Aim of the exercise:
Copy out the data exactly, leaving the pictures behind.
== Source data ==
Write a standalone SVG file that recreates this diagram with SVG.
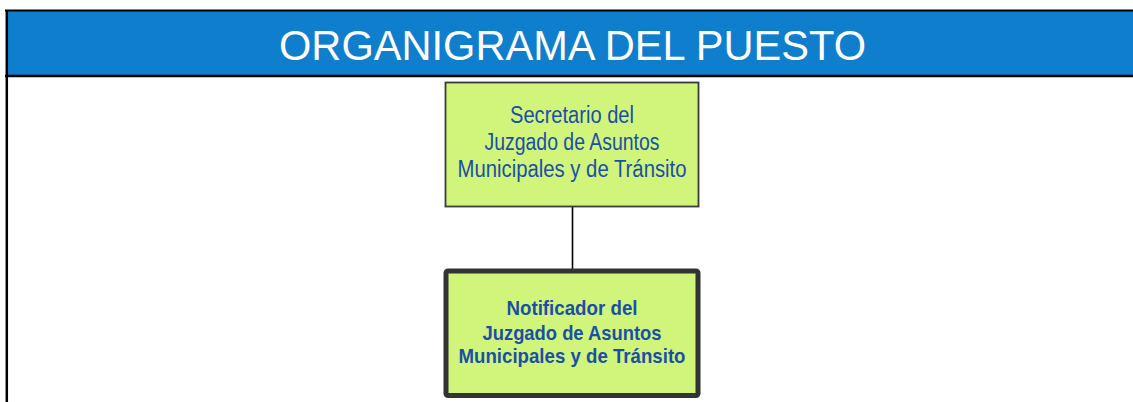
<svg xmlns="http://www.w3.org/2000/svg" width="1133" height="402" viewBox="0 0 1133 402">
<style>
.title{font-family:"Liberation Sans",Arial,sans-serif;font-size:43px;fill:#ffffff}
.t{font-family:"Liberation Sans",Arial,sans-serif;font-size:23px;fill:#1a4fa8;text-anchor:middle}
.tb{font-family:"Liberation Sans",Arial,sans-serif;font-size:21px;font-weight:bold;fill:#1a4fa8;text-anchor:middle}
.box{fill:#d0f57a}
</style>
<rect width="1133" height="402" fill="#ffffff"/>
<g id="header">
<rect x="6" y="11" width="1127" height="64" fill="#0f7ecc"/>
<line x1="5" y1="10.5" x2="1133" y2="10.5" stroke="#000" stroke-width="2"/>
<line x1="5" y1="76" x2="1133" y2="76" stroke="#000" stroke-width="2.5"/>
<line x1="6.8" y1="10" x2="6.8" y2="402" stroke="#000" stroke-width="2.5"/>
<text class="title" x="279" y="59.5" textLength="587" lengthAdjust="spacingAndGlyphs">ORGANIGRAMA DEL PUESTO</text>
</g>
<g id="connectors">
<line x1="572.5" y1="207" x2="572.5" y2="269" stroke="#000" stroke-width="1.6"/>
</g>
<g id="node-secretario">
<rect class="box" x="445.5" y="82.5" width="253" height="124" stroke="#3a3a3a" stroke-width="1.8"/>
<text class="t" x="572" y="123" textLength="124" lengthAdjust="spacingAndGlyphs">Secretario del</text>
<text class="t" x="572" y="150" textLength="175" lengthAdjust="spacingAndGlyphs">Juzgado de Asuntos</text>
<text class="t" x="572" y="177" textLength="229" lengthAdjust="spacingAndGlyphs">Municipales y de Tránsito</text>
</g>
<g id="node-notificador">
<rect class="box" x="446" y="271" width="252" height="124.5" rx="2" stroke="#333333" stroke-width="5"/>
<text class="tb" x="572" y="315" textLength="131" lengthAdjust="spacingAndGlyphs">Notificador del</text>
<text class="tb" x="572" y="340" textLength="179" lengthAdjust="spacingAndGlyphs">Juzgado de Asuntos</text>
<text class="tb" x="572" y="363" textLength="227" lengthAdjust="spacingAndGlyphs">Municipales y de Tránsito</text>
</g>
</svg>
===
Complete answer:
Write a standalone SVG file that recreates this diagram with SVG.
<svg xmlns="http://www.w3.org/2000/svg" width="1133" height="402" viewBox="0 0 1133 402">
<style>
.title{font-family:"Liberation Sans",Arial,sans-serif;font-size:43px;fill:#ffffff}
.t{font-family:"Liberation Sans",Arial,sans-serif;font-size:23px;fill:#1a4fa8;text-anchor:middle}
.tb{font-family:"Liberation Sans",Arial,sans-serif;font-size:21px;font-weight:bold;fill:#1a4fa8;text-anchor:middle}
.box{fill:#d0f57a}
</style>
<rect width="1133" height="402" fill="#ffffff"/>
<g id="header">
<rect x="6" y="11" width="1127" height="64" fill="#0f7ecc"/>
<line x1="5" y1="10.5" x2="1133" y2="10.5" stroke="#000" stroke-width="2"/>
<line x1="5" y1="76" x2="1133" y2="76" stroke="#000" stroke-width="2.5"/>
<line x1="6.8" y1="10" x2="6.8" y2="402" stroke="#000" stroke-width="2.5"/>
<text class="title" x="279" y="59.5" textLength="587" lengthAdjust="spacingAndGlyphs">ORGANIGRAMA DEL PUESTO</text>
</g>
<g id="connectors">
<line x1="572.5" y1="207" x2="572.5" y2="269" stroke="#000" stroke-width="1.6"/>
</g>
<g id="node-secretario">
<rect class="box" x="445.5" y="82.5" width="253" height="124" stroke="#3a3a3a" stroke-width="1.8"/>
<text class="t" x="572" y="123" textLength="124" lengthAdjust="spacingAndGlyphs">Secretario del</text>
<text class="t" x="572" y="150" textLength="175" lengthAdjust="spacingAndGlyphs">Juzgado de Asuntos</text>
<text class="t" x="572" y="177" textLength="229" lengthAdjust="spacingAndGlyphs">Municipales y de Tránsito</text>
</g>
<g id="node-notificador">
<rect class="box" x="446" y="271" width="252" height="124.5" rx="2" stroke="#333333" stroke-width="5"/>
<text class="tb" x="572" y="315" textLength="131" lengthAdjust="spacingAndGlyphs">Notificador del</text>
<text class="tb" x="572" y="340" textLength="179" lengthAdjust="spacingAndGlyphs">Juzgado de Asuntos</text>
<text class="tb" x="572" y="363" textLength="227" lengthAdjust="spacingAndGlyphs">Municipales y de Tránsito</text>
</g>
</svg>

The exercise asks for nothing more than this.